Давясь от смеха, они поведали и о недавнем ночном визите подгулявших буровиков. За неделю до нашего появления сон наших утомленных полевых тружеников оказался прерван близким звуком моторки, сопровождаемым зычным хоровым пением о расписных челнах Стеньки Разина, выплывающих на простор речной волны, что очень актуально для ночной Колымы. Напротив палатки звук мотора сменился холостым визгом вала с сорванным винтом. Лодка бесшабашных певцов явно впоролась в мель. Выглянув из палатки, в сумерках августовской ночи увидели незабываемое зрелище: несколько человек по пояс в воде толкают к берегу лодку, заполненную водой. А в лодке, словно селезень в деревенской луже, по горло в воде сидит удалой буровик Васька по прозвищу Штирлиц. Оказывается, незадолго до этой поездки он простудился, и товарищи решили его пожалеть. Пусть, мол, Вася посидит в лодке, а уж мы сами ее вытолкаем.

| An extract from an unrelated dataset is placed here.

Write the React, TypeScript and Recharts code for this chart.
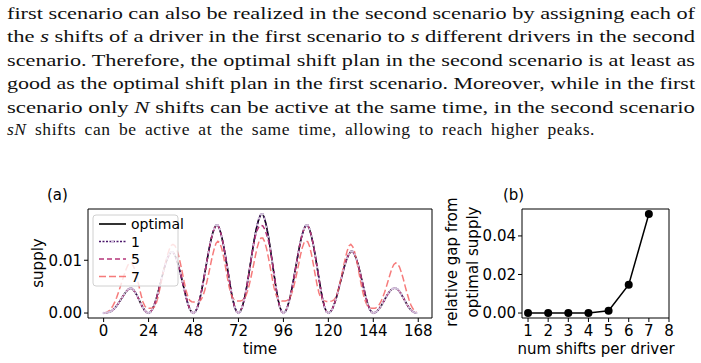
import { LineChart, Line, XAxis, YAxis, ReferenceArea } from 'recharts';

// hourly supply, in units of 1e-3
const optimalE3 = [
  0, 0.03, 0.1, 0.2, 0.35, 0.6, 0.95, 1.4, 1.9, 2.45, 3.0, 3.55, 4.05, 4.45, 4.7, 4.65, 4.35, 3.85, 3.2, 2.45, 1.7, 1.0, 0.45, 0.12,
  0, 0.17, 0.7, 1.51, 2.55, 3.83, 5.22, 6.61, 8.0, 9.28, 10.32, 11.08, 11.54, 11.54, 11.02, 10.09, 8.93, 7.54, 6.03, 4.52, 3.02, 1.74, 0.75, 0.17,
  0, 0.25, 1.0, 2.17, 3.67, 5.51, 7.52, 9.52, 11.52, 13.36, 14.86, 15.95, 16.62, 16.62, 15.87, 14.53, 12.86, 10.86, 8.68, 6.51, 4.34, 2.51, 1.09, 0.25,
  0, 0.28, 1.13, 2.44, 4.14, 6.2, 8.46, 10.72, 12.97, 15.04, 16.73, 17.95, 18.71, 18.71, 17.86, 16.36, 14.48, 12.22, 9.78, 7.33, 4.89, 2.82, 1.22, 0.28,
  0, 0.25, 1.0, 2.17, 3.67, 5.51, 7.52, 9.52, 11.52, 13.36, 14.86, 15.95, 16.62, 16.62, 15.87, 14.53, 12.86, 10.86, 8.68, 6.51, 4.34, 2.51, 1.09, 0.25,
  0, 0.18, 0.7, 1.52, 2.57, 3.86, 5.27, 6.67, 8.07, 9.36, 10.41, 11.17, 11.64, 11.64, 11.12, 10.18, 9.01, 7.61, 6.08, 4.56, 3.04, 1.76, 0.76, 0.18,
  0, 0.1, 0.35, 0.75, 1.25, 1.85, 2.5, 3.15, 3.7, 4.2, 4.55, 4.7, 4.7, 4.5, 4.1, 3.55, 2.9, 2.25, 1.6, 1.05, 0.6, 0.3, 0.1, 0.03,
];

// 1 shift per driver lies on the optimum
const shifts1E3 = optimalE3;

const shifts5E3 = [
  0, 0.03, 0.1, 0.2, 0.35, 0.6, 0.95, 1.4, 1.9, 2.45, 3.0, 3.55, 4.05, 4.45, 4.7, 4.65, 4.35, 3.85, 3.2, 2.45, 1.7, 1.0, 0.45, 0.12,
  0, 0.17, 0.7, 1.51, 2.55, 3.83, 5.22, 6.61, 8.0, 9.28, 10.32, 11.08, 11.54, 11.54, 11.02, 10.09, 8.93, 7.54, 6.03, 4.52, 3.02, 1.74, 0.75, 0.17,
  0, 0.25, 1.0, 2.17, 3.67, 5.51, 7.52, 9.52, 11.52, 13.36, 14.86, 15.95, 16.62, 16.62, 15.87, 14.53, 12.86, 10.86, 8.68, 6.51, 4.34, 2.51, 1.09, 0.25,
  0, 0.28, 1.13, 2.44, 4.14, 6.2, 8.46, 10.72, 12.8, 14.5, 15.7, 16.4, 16.6, 16.5, 15.9, 14.9, 13.7, 12.0, 9.78, 7.33, 4.89, 2.82, 1.22, 0.28,
  0, 0.25, 1.0, 2.17, 3.67, 5.51, 7.52, 9.52, 11.52, 13.36, 14.86, 15.95, 16.62, 16.62, 15.87, 14.53, 12.86, 10.86, 8.68, 6.51, 4.34, 2.51, 1.09, 0.25,
  0, 0.18, 0.7, 1.52, 2.57, 3.86, 5.27, 6.67, 8.07, 9.36, 10.41, 11.17, 11.64, 11.64, 11.12, 10.18, 9.01, 7.61, 6.08, 4.56, 3.04, 1.76, 0.76, 0.18,
  0, 0.1, 0.35, 0.75, 1.25, 1.85, 2.5, 3.15, 3.7, 4.2, 4.55, 4.7, 4.7, 4.5, 4.1, 3.55, 2.9, 2.25, 1.6, 1.05, 0.6, 0.3, 0.1, 0.03,
];

const shifts7E3 = [
  0, 0.05, 0.2, 0.45, 0.85, 1.4, 2.1, 3.0, 4.0, 5.1, 6.2, 7.3, 8.3, 9.1, 9.5, 9.4, 8.8, 7.8, 6.4, 4.9, 3.4, 2.1, 1.3, 0.95,
  0.9, 0.9, 0.95, 1.1, 1.7, 3.0, 4.6, 6.3, 8.0, 9.5, 10.9, 12.0, 12.8, 13.0, 12.8, 12.1, 10.9, 9.4, 7.7, 5.9, 4.3, 3.1, 2.4, 2.15,
  2.1, 2.1, 2.1, 2.2, 2.5, 3.2, 4.3, 5.7, 7.3, 9.0, 10.7, 12.1, 13.2, 13.6, 13.3, 12.3, 10.8, 8.9, 6.9, 5.0, 3.6, 2.8, 2.4, 2.3,
  2.3, 2.3, 2.4, 2.7, 3.3, 4.3, 5.7, 7.3, 9.0, 10.8, 12.4, 13.6, 14.2, 14.2, 13.5, 12.2, 10.5, 8.6, 6.6, 4.8, 3.5, 2.7, 2.4, 2.3,
  2.3, 2.3, 2.4, 2.7, 3.3, 4.3, 5.7, 7.3, 9.0, 10.8, 12.3, 13.3, 13.7, 13.5, 12.6, 11.1, 9.2, 7.2, 5.3, 3.8, 2.9, 2.4, 2.3, 2.2,
  2.2, 2.2, 2.3, 2.5, 3.0, 4.0, 5.4, 7.0, 8.7, 10.3, 11.7, 12.7, 13.0, 12.6, 11.6, 10.1, 8.3, 6.4, 4.6, 3.1, 2.0, 1.3, 1.0, 0.9,
  0.9, 0.9, 1.1, 1.5, 2.1, 2.9, 3.9, 5.0, 6.2, 7.4, 8.5, 9.2, 9.5, 9.3, 8.7, 7.7, 6.5, 5.1, 3.8, 2.6, 1.6, 0.9, 0.4, 0.15,
];

const timeTicks = [0, 24, 48, 72, 96, 120, 144, 168];
const supplyTicks = [0, 0.01];

const numShifts = [1, 2, 3, 4, 5, 6, 7];
const relativeGap = [0, 0, 0, 0, 0.0012, 0.0147, 0.0514];
const shiftTicks = [1, 2, 3, 4, 5, 6, 7, 8];
const gapTicks = [0, 0.02, 0.04];

const supplyData = optimalE3.map((v, t) => ({
  t,
  optimal: v * 1e-3,
  s1: shifts1E3[t] * 1e-3,
  s5: shifts5E3[t] * 1e-3,
  s7: shifts7E3[t] * 1e-3,
}));

const gapData = numShifts.map((n, i) => ({ n, gap: relativeGap[i] }));

const C_OPT = '#000000';
const C_1 = '#4b176b';
const C_5 = '#b5367a';
const C_7 = '#f46464';

const tick = { fontFamily: 'DejaVu Sans', fontSize: 15, fill: '#000' };
const label = { fontFamily: 'DejaVu Sans', fontSize: 15, fill: '#000' };

const it = (s: string) => <tspan fontStyle="italic">{s}</tspan>;

// full-width lines of the paragraph above the figure
const lines: React.ReactNode[] = [
  'first scenario can also be realized in the second scenario by assigning each of',
  <>the {it('s')} shifts of a driver in the first scenario to {it('s')} different drivers in the second</>,
  'scenario. Therefore, the optimal shift plan in the second scenario is at least as',
  'good as the optimal shift plan in the first scenario. Moreover, while in the first',
  <>scenario only {it('N')} shifts can be active at the same time, in the second scenario</>,
];
const lastLine = <><i>sN</i> shifts can be active at the same time, allowing to reach higher peaks.</>;

const yA: [number, number] = [-0.00094, 0.01971];
const xA: [number, number] = [-8.35, 175.35];
const yB: [number, number] = [-0.00257, 0.05397];
const xB: [number, number] = [0.7, 8];

export default function App() {
  return (
    <div style={{ position: 'fixed', left: 0, top: 0, width: 701, height: 363, background: '#fff', overflow: 'hidden' }}>
      <svg width={701} height={150} style={{ position: 'absolute', left: 0, top: 0 }}>
        <g fontFamily="Liberation Serif" fontSize={17.5} fill="#111">
          {lines.map((l, i) => (
            <text key={i} x={7} y={18.5 + i * 23.5} textLength={688} lengthAdjust="spacingAndGlyphs">
              {l}
            </text>
          ))}
        </g>
      </svg>
      <div style={{
        position: 'absolute', left: 7, top: 118.4, width: 588, fontFamily: 'Liberation Serif', fontSize: 17.5,
        lineHeight: '23.5px', color: '#111', letterSpacing: 0.55, textAlign: 'justify', textAlignLast: 'justify', whiteSpace: 'nowrap',
      }}>
        {lastLine}
      </div>

      <div style={{ position: 'absolute', left: 0, top: 185 }}>
        <LineChart width={440} height={178} data={supplyData} margin={{ top: 24, right: 8, left: 0, bottom: 0 }}>
          <XAxis dataKey="t" type="number" domain={xA} ticks={timeTicks} allowDataOverflow axisLine={false}
            tickLine={{ stroke: '#000' }} tickSize={4} tickMargin={3} height={45} tick={tick} interval={0} />
          <YAxis type="number" domain={yA} ticks={supplyTicks} allowDataOverflow axisLine={false}
            tickLine={{ stroke: '#000' }} tickSize={4} tickMargin={2} width={88} tick={tick}
            tickFormatter={(v: number) => v.toFixed(2)} />
          <Line dataKey="optimal" stroke={C_OPT} strokeWidth={1.6} dot={false} activeDot={false} isAnimationActive={false} />
          <Line dataKey="s1" stroke={C_1} strokeWidth={1.5} strokeDasharray="2 1.5" dot={{ r: 1.2, fill: '#d4c3de', stroke: 'none' }} activeDot={false} isAnimationActive={false} />
          <Line dataKey="s5" stroke={C_5} strokeWidth={1.5} strokeDasharray="5 3" dot={false} activeDot={false} isAnimationActive={false} />
          <Line dataKey="s7" stroke={C_7} strokeOpacity={0.85} strokeWidth={1.5} strokeDasharray="7 3" dot={false} activeDot={false} isAnimationActive={false} />
          <ReferenceArea x1={xA[0]} x2={xA[1]} y1={yA[0]} y2={yA[1]} fill="none" stroke="#000" strokeWidth={1} ifOverflow="visible" />
        </LineChart>
      </div>

      <div style={{ position: 'absolute', left: 440, top: 185 }}>
        <LineChart width={261} height={178} data={gapData} margin={{ top: 24, right: 32, left: 0, bottom: 0 }}>
          <XAxis dataKey="n" type="number" domain={xB} ticks={shiftTicks} allowDataOverflow axisLine={false}
            tickLine={{ stroke: '#000' }} tickSize={4} tickMargin={3} height={45} tick={tick} interval={0} />
          <YAxis type="number" domain={yB} ticks={gapTicks} allowDataOverflow axisLine={false}
            tickLine={{ stroke: '#000' }} tickSize={4} tickMargin={2} width={82} tick={tick}
            tickFormatter={(v: number) => v.toFixed(2)} />
          <Line dataKey="gap" type="linear" stroke="#000" strokeWidth={1.5} dot={{ r: 4, fill: '#000', stroke: 'none' }} activeDot={false} isAnimationActive={false} />
          <ReferenceArea x1={xB[0]} x2={xB[1]} y1={yB[0]} y2={yB[1]} fill="none" stroke="#000" strokeWidth={1} ifOverflow="visible" />
        </LineChart>
      </div>

      <svg width={701} height={363} style={{ position: 'absolute', left: 0, top: 0, pointerEvents: 'none' }}>
        <text x={47} y={200} {...label}>(a)</text>
        <text x={503} y={200} {...label}>(b)</text>
        <text x={260} y={354} textAnchor="middle" {...label}>time</text>
        <text x={596} y={354} textAnchor="middle" {...label}>num shifts per driver</text>
        <text transform="translate(43,263) rotate(-90)" textAnchor="middle" {...label}>supply</text>
        <text transform="translate(457,262) rotate(-90)" textAnchor="middle" {...label}>relative gap from</text>
        <text transform="translate(478,262) rotate(-90)" textAnchor="middle" {...label}>optimal supply</text>

        <rect x={93} y={215} width={85} height={71} rx={3} fill="#fff" fillOpacity={0.8} stroke="#d0d0d0" strokeWidth={1} />
        <line x1={99} x2={126} y1={224} y2={224} stroke={C_OPT} strokeWidth={1.6} />
        <line x1={99} x2={126} y1={241.5} y2={241.5} stroke={C_1} strokeWidth={1.5} strokeDasharray="2 1.5" />
        <circle cx={112.5} cy={241.5} r={1.5} fill="#d4c3de" />
        <line x1={99} x2={126} y1={259} y2={259} stroke={C_5} strokeWidth={1.5} strokeDasharray="5 3" />
        <line x1={99} x2={126} y1={276.5} y2={276.5} stroke={C_7} strokeOpacity={0.85} strokeWidth={1.5} strokeDasharray="7 3" />
        <g fontFamily="DejaVu Sans" fontSize={14} fill="#000">
          <text x={131} y={229}>optimal</text>
          <text x={131} y={246.5}>1</text>
          <text x={131} y={264}>5</text>
          <text x={131} y={281.5}>7</text>
        </g>
      </svg>
    </div>
  );
}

На счастье славной буровой бригады, по чистой случайности лодку они повредили и слегка притопили лишь в ста метрах от палатки с жарко натопленной печкой. Здесь разведчики недр, мигом протрезвевшие, оттаяли и благополучно дожили до рассвета. Утром, устранив поломку, уплыли восвояси…
Следующим утром мы прощаемся с гостеприимными хозяевами маленькой двухместной палатки и к ночи возвращаемся в свои владения, отмерив ногами за три дня добрую сотню километров.
Наступивший сентябрь торопит с завершением работы. Последняя переброска намечена на скалистый берег Колымы. Как это часто бывает, заказанный вертолет не летит целую неделю. Прекрасные погожие дни проходят в его ожидании. Чтобы скрасить это время, Виктор задумал заняться не поощряемым, но и никем особо не запрещенным браговарением. Набрав с ведро голубики и красной смородины, разбалтываем ее в теплой воде с дрожжами и ставим возле печки. Через пару дней созревший незатейливый кисловатый напиток настраивает на философский лад, так что вынужденное ожидание теряет прежнюю тягость. Возможно, из-за употребления этого нехитрого антидепрессанта мне по ночам снится дивный сон: я иду по скальному обрыву, который нам еще предстоит изучить, и обнаруживаю пегматитовую жилу с крупными кристаллами аквамарина и топаза. Едва я поделился своими сновидениями с Ткачевым, как тот вдруг спросил по утренней радиосвязи у Шефа: «Юрий Михайлович, когда вы ходили по Канзабою, пегматитов случайно не находили?» Озадаченный таким вопросом Шеф отвечает, что нет, не находил. А потом с явной тревогой в голосе за то, что чего-то там упустил, недосмотрел, спрашивает: «А что, их там кто-то описывал?» Узнав, что таково ночное видение студента, буркнул что-то нечленораздельное, явно проглотив недосказанный образец смачной не вполне нормативной лексики.